Many believe that the US empire is fading, its economy and culture declining. My impression is that it's a bit early to make that call. They aint done yet. And even if they are in decline they are such a vigorous and robust society that they will be subdued by any forces internal or external only if those forces are huge and sustained beyond anything the world has yet seen. They won't give up quietly.  In my experience the hardest creature to kill of all those that have succumbed to my lifelong quest to explore the culinary potential of things has been the octopus. You have to chop an octopus into pieces.

The US is a supersized bionic octopus, currently developing huge new energy resources.

Now to close this chapter and apropos of nothing I include a poem.

A poem?  Well  you might ask because I generally just don't get poetry, try as I may, but this one just kind of spoke to me.

It hasn't got anything to do with visiting the US, or maybe it might, I dunno.

The Factoid Multi - Universe

He has been struck by lightning, the unfortunate postilion,

As scorch marks on his skull and feet indupitably show.

Poor Albert Trott once struck a ball clean over Lord's pavilion;

No one has yet repeated this unprecedented blow.

In seconds (twenty billion to the power of twenty billion)

Vile entropy will put a stop to everything we know.

The General Good is not the same as what is good for all.

The mills of God grind slowly but they grind exceeding small.

 

Praise-God MacArthur got the dumb bum's rush from Harry Truman.

The world, said Wittgenstein, is everything that is the case.

All dragons, snakes and crocodiles fall prey to the ichneumon;

They flee in fear and trembling if they meet him face to face.

I heard it on the grapevine, Elvis Presley was a woman;

That premise granted, many other facts fall into place.

I've quite forgotten where it was I heard it or I read it.

Some stories have the ring of truth and some you'd barely credit.

 

Black holes are the invention of Professor Stephen Hawking;

The good Lord knows (and no one else) what sort of bill they fill.

Some say God's not a gambler but it's just the whisky talking;

When the devil drives the tumbrel let the cards fall where they will.

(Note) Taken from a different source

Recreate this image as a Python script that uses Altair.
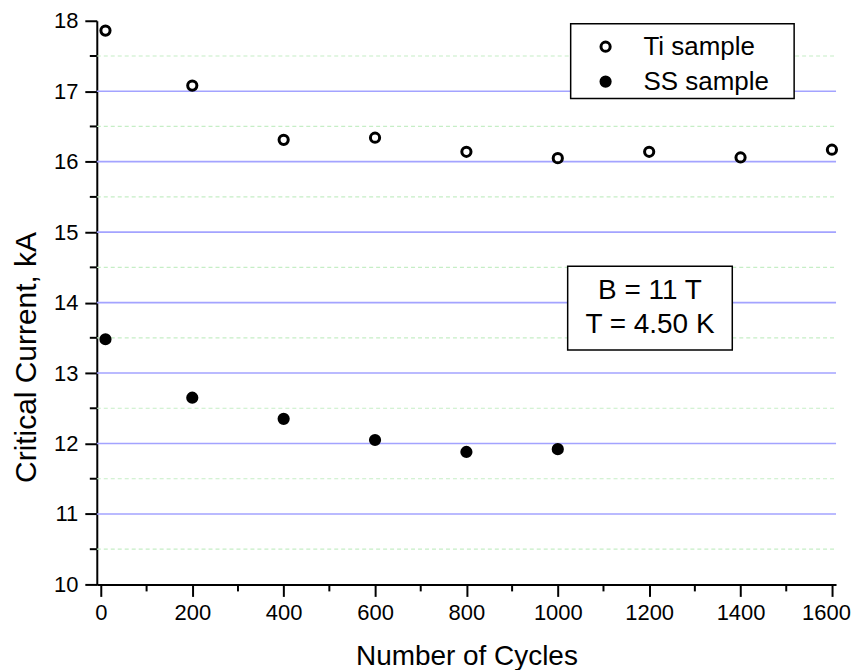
import altair as alt
import pandas as pd

# ---- data ----
series_names = ["Ti sample", "SS sample"]
ti_cycles = [10, 200, 400, 600, 800, 1000, 1200, 1400, 1600]
ti_current = [17.86, 17.08, 16.31, 16.34, 16.14, 16.05, 16.14, 16.06, 16.17]
ss_cycles = [10, 200, 400, 600, 800, 1000]
ss_current = [13.48, 12.65, 12.35, 12.05, 11.88, 11.92]

x_major_ticks = [0, 200, 400, 600, 800, 1000, 1200, 1400, 1600]
x_minor_ticks = [100, 300, 500, 700, 900, 1100, 1300, 1500]
y_major_ticks = [10, 11, 12, 13, 14, 15, 16, 17, 18]
y_major_grid = [11, 12, 13, 14, 15, 16, 17]
y_minor = [10.5, 11.5, 12.5, 13.5, 14.5, 15.5, 16.5, 17.5]
annotation_lines = ["B = 11 T", "T = 4.50 K"]

FONT = "Liberation Sans"

pts = pd.DataFrame(
    {"cycles": ti_cycles + ss_cycles,
     "current": ti_current + ss_current,
     "sample": [series_names[0]] * len(ti_cycles) + [series_names[1]] * len(ss_cycles)}
)
minor_y_df = pd.DataFrame({"current": y_minor})
major_y_df = pd.DataFrame({"current": y_major_grid})
minor_x_df = pd.DataFrame({"cycles": x_minor_ticks})
one_row = pd.DataFrame({"k": [0]})

xscale = alt.Scale(domain=[-9, 1609], nice=False, zero=False)
yscale = alt.Scale(domain=[10, 18], nice=False, zero=False)

minor_grid = alt.Chart(minor_y_df).mark_rule(
    color="#c6eec6", strokeWidth=1.2, strokeDash=[4, 3]
).encode(y=alt.Y("current:Q", scale=yscale), x=alt.value(0), x2=alt.value(741))

major_grid = alt.Chart(major_y_df).mark_rule(
    color="#a3a3ff", strokeWidth=1.6
).encode(y=alt.Y("current:Q", scale=yscale), x=alt.value(0), x2=alt.value(741))

minor_yticks = alt.Chart(minor_y_df).mark_rule(color="black", strokeWidth=2).encode(
    y=alt.Y("current:Q", scale=yscale), x=alt.value(-7), x2=alt.value(0)
)
minor_xticks = alt.Chart(minor_x_df).mark_rule(color="black", strokeWidth=2).encode(
    x=alt.X("cycles:Q", scale=xscale), y=alt.value(565), y2=alt.value(572)
)

legend_box = alt.Chart(one_row).mark_rect(
    fill="white", stroke="black", strokeWidth=1.5
).encode(x=alt.value(475), x2=alt.value(699), y=alt.value(3), y2=alt.value(78))

anno_box = alt.Chart(one_row).mark_rect(
    fill="white", stroke="black", strokeWidth=1.5
).encode(x=alt.value(472), x2=alt.value(637), y=alt.value(246), y2=alt.value(330))

anno_text = alt.Chart(one_row).mark_text(
    text=annotation_lines, font=FONT, fontSize=28, color="black",
    align="center", baseline="middle", lineHeight=34
).encode(x=alt.value(554.5), y=alt.value(271))

points = alt.Chart(pts).mark_point(
    shape="circle", size=85, strokeWidth=3, stroke="black", opacity=1, filled=False
).encode(
    x=alt.X("cycles:Q", scale=xscale,
            axis=alt.Axis(values=x_major_ticks, title="Number of Cycles", format="d",
                          grid=False, tickSize=12, tickWidth=2, domainWidth=2,
                          domainColor="black", tickColor="black",
                          labelFont=FONT, labelFontSize=22, labelColor="black",
                          labelOffset=alt.condition("datum.value == 1600",
                                                    alt.value(-6), alt.value(0)),
                          labelPadding=6, titleFont=FONT, titleFontSize=28,
                          titleFontWeight="normal", titleColor="black",
                          titleBaseline="alphabetic", titleY=80)),
    y=alt.Y("current:Q", scale=yscale,
            axis=alt.Axis(values=y_major_ticks, title="Critical Current, kA", format="d",
                          grid=False, tickSize=12, tickWidth=2, domainWidth=2,
                          domainColor="black", tickColor="black",
                          labelFont=FONT, labelFontSize=22, labelColor="black",
                          labelPadding=7, titleFont=FONT, titleFontSize=30,
                          titleFontWeight="normal", titleColor="black",
                          titleAlign="center", titleBaseline="alphabetic",
                          titleX=-61, titleY=337)),
    fill=alt.Fill("sample:N",
                  scale=alt.Scale(domain=series_names, range=["white", "black"]),
                  legend=alt.Legend(title=None, orient="none", legendX=485, legendY=13,
                                    labelFont=FONT, labelFontSize=26, labelColor="black",
                                    symbolType="circle", symbolSize=85,
                                    symbolStrokeWidth=3, symbolStrokeColor="black",
                                    symbolOffset=12, labelOffset=25, rowPadding=9,
                                    padding=0)),
)

chart = alt.layer(
    minor_grid, major_grid, minor_yticks, minor_xticks, legend_box, anno_box, anno_text, points
).properties(
    width=741, height=565,
    padding={"left": 89, "top": 12, "right": 15, "bottom": 85},
    autosize=alt.AutoSizeParams(type="none"),
).configure_view(stroke=None)

chart.save("out.html", embed_options={"renderer": "svg", "actions": False})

If your name is Long John Silver you must change your way of walking

Down that crowd-compelling platform where they take the Train for Ill.

There are facts and there are factoids, there is can and there is can't.

There are things you wish were true but they unfortunately aren't.

 

Why did Gustav Holst equate the horrid Jupiter with jollity--

That double dealing rapist with his lack of self-control?

Have the Ministers and Elders of the Presbyterian polity

Allotted every sin to its concordant pigeonhole?

Does the world consist of monads, which, though differing in quality,

Are infinite in number and possess their share of soul?

The mover of the Cosmos is a monkey in a suit.

There's an information overload, these files do not compute.

 

You can scry it in the crystal, you can taste it in the water,

You can spell it in the tea-leaves, you can sniff it in the smoke.

Cut out this booze and buggery, invest in bricks and mortar;

A wife and child is what you need to stop you going broke.

Our life is short, the poet says, and yours is getting shorter;

Just what will you have done, my son, before you bloody croak?

The truth is as we say it is. In God we place our trust.

Don't meddle. Things could swiftly go spectacularly bust.